Given data:
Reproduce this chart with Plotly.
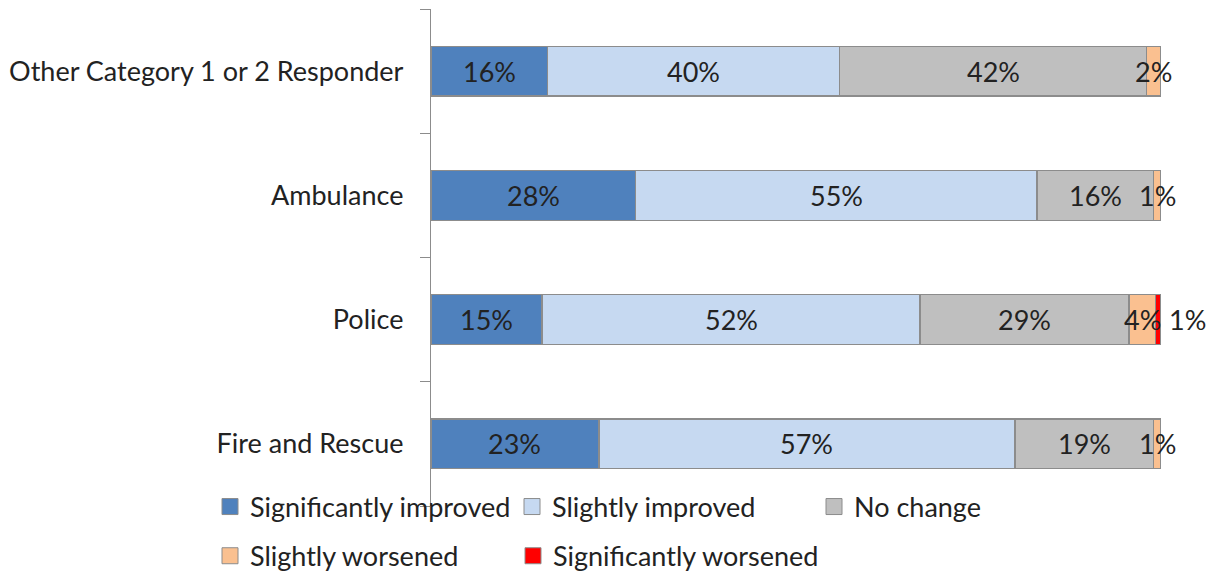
import plotly.graph_objects as go

categories = ["Fire and Rescue", "Police", "Ambulance", "Other Category 1 or 2 Responder"]
series_names = ["Significantly improved", "Slightly improved", "No change",
                "Slightly worsened", "Significantly worsened"]
sig_improved = [23, 15.2, 28, 16]
sli_improved = [57, 51.8, 55, 40]
no_change = [19, 28.6, 16, 42]
sli_worsened = [1, 3.6, 1, 2]
sig_worsened = [0, 0.8, 0, 0]
colors = ["#4F81BD", "#C6D9F1", "#BFBFBF", "#FAC090", "#FF0000"]

series = [sig_improved, sli_improved, no_change, sli_worsened, sig_worsened]
legend_ids = ["legend", "legend", "legend", "legend2", "legend3"]

FONT = "Lato"
FS = 27
EDGE = "#8C8C8C"

fig = go.Figure()
for i, (name, vals, col) in enumerate(zip(series_names, series, colors)):
    fig.add_trace(go.Bar(
        y=categories, x=vals, name=name, orientation="h",
        marker=dict(color=col, line=dict(color=EDGE, width=1.3)),
        showlegend=False, hoverinfo="x+name",
    ))
# legend entries (square swatches)
for name, col, lg in zip(series_names, colors, legend_ids):
    fig.add_trace(go.Scatter(
        x=[None], y=[None], mode="markers", name=name,
        marker=dict(symbol="square", size=16, color=col, line=dict(color=EDGE, width=1)),
        legend=lg, hoverinfo="skip",
    ))

annotations = []
for ci, cat in enumerate(categories):
    start = 0
    total = sum(s[ci] for s in series)
    for si, s in enumerate(series):
        v = s[ci]
        if v > 0:
            if si == 4:
                annotations.append(dict(x=total, y=cat, text=f"{v:.0f}%", showarrow=False,
                                        xanchor="left", xshift=6,
                                        font=dict(family=FONT, size=FS, color="#222")))
            else:
                annotations.append(dict(x=start + v / 2, y=cat, text=f"{v:.0f}%", showarrow=False,
                                        xanchor="center",
                                        font=dict(family=FONT, size=FS, color="#222")))
        start += v

LEG_X = (210 - 431) / 730
LEG_X2 = (513 - 431) / 730
leg_common = dict(orientation="h", xanchor="left", yanchor="middle", traceorder="normal",
                  font=dict(family=FONT, size=FS, color="#222"), bgcolor="rgba(0,0,0,0)")

fig.update_layout(
    width=1212, height=574,
    margin=dict(l=431, r=51, t=9, b=68, autoexpand=False),
    barmode="stack", bargap=0.6,
    plot_bgcolor="white", paper_bgcolor="white",
    font=dict(family=FONT, size=FS, color="#222"),
    annotations=annotations,
    xaxis=dict(range=[0, 100], visible=False, fixedrange=True),
    yaxis=dict(showline=True, linecolor=EDGE, linewidth=1.3,
               ticks="outside", tickson="boundaries", ticklen=10, tickcolor=EDGE,
               tickfont=dict(family=FONT, size=FS, color="#222"),
               ticklabelstandoff=21, showgrid=False, range=[-0.5, 3.5], automargin=False),
    legend=dict(x=LEG_X, y=-0.002, entrywidth=257, entrywidthmode="pixels", **leg_common),
    legend2=dict(x=LEG_X, y=-0.101, **leg_common),
    legend3=dict(x=LEG_X2, y=-0.101, **leg_common),
)

fig.write_html("out.html", config={"displayModeBar": False},
               post_script="document.body.style.margin='0';document.body.style.overflow='hidden';")
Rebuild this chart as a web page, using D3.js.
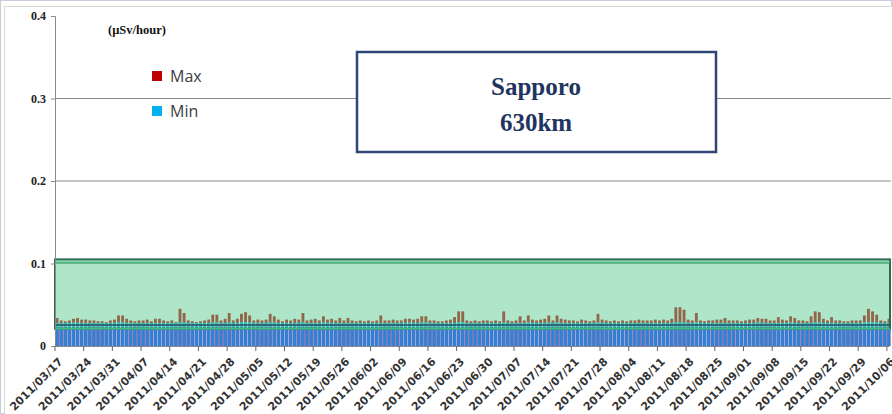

What you need to do: Using the records above, output their complete text exactly, minus any images.

Exercise response:
Reproduce this chart with Plotly.
import plotly.graph_objects as go

categories = ["Fire and Rescue", "Police", "Ambulance", "Other Category 1 or 2 Responder"]
series_names = ["Significantly improved", "Slightly improved", "No change",
                "Slightly worsened", "Significantly worsened"]
sig_improved = [23, 15.2, 28, 16]
sli_improved = [57, 51.8, 55, 40]
no_change = [19, 28.6, 16, 42]
sli_worsened = [1, 3.6, 1, 2]
sig_worsened = [0, 0.8, 0, 0]
colors = ["#4F81BD", "#C6D9F1", "#BFBFBF", "#FAC090", "#FF0000"]

series = [sig_improved, sli_improved, no_change, sli_worsened, sig_worsened]
legend_ids = ["legend", "legend", "legend", "legend2", "legend3"]

FONT = "Lato"
FS = 27
EDGE = "#8C8C8C"

fig = go.Figure()
for i, (name, vals, col) in enumerate(zip(series_names, series, colors)):
    fig.add_trace(go.Bar(
        y=categories, x=vals, name=name, orientation="h",
        marker=dict(color=col, line=dict(color=EDGE, width=1.3)),
        showlegend=False, hoverinfo="x+name",
    ))
# legend entries (square swatches)
for name, col, lg in zip(series_names, colors, legend_ids):
    fig.add_trace(go.Scatter(
        x=[None], y=[None], mode="markers", name=name,
        marker=dict(symbol="square", size=16, color=col, line=dict(color=EDGE, width=1)),
        legend=lg, hoverinfo="skip",
    ))

annotations = []
for ci, cat in enumerate(categories):
    start = 0
    total = sum(s[ci] for s in series)
    for si, s in enumerate(series):
        v = s[ci]
        if v > 0:
            if si == 4:
                annotations.append(dict(x=total, y=cat, text=f"{v:.0f}%", showarrow=False,
                                        xanchor="left", xshift=6,
                                        font=dict(family=FONT, size=FS, color="#222")))
            else:
                annotations.append(dict(x=start + v / 2, y=cat, text=f"{v:.0f}%", showarrow=False,
                                        xanchor="center",
                                        font=dict(family=FONT, size=FS, color="#222")))
        start += v

LEG_X = (210 - 431) / 730
LEG_X2 = (513 - 431) / 730
leg_common = dict(orientation="h", xanchor="left", yanchor="middle", traceorder="normal",
                  font=dict(family=FONT, size=FS, color="#222"), bgcolor="rgba(0,0,0,0)")

fig.update_layout(
    width=1212, height=574,
    margin=dict(l=431, r=51, t=9, b=68, autoexpand=False),
    barmode="stack", bargap=0.6,
    plot_bgcolor="white", paper_bgcolor="white",
    font=dict(family=FONT, size=FS, color="#222"),
    annotations=annotations,
    xaxis=dict(range=[0, 100], visible=False, fixedrange=True),
    yaxis=dict(showline=True, linecolor=EDGE, linewidth=1.3,
               ticks="outside", tickson="boundaries", ticklen=10, tickcolor=EDGE,
               tickfont=dict(family=FONT, size=FS, color="#222"),
               ticklabelstandoff=21, showgrid=False, range=[-0.5, 3.5], automargin=False),
    legend=dict(x=LEG_X, y=-0.002, entrywidth=257, entrywidthmode="pixels", **leg_common),
    legend2=dict(x=LEG_X, y=-0.101, **leg_common),
    legend3=dict(x=LEG_X2, y=-0.101, **leg_common),
)

fig.write_html("out.html", config={"displayModeBar": False},
               post_script="document.body.style.margin='0';document.body.style.overflow='hidden';")
Rebuild this chart as a web page, using D3.js.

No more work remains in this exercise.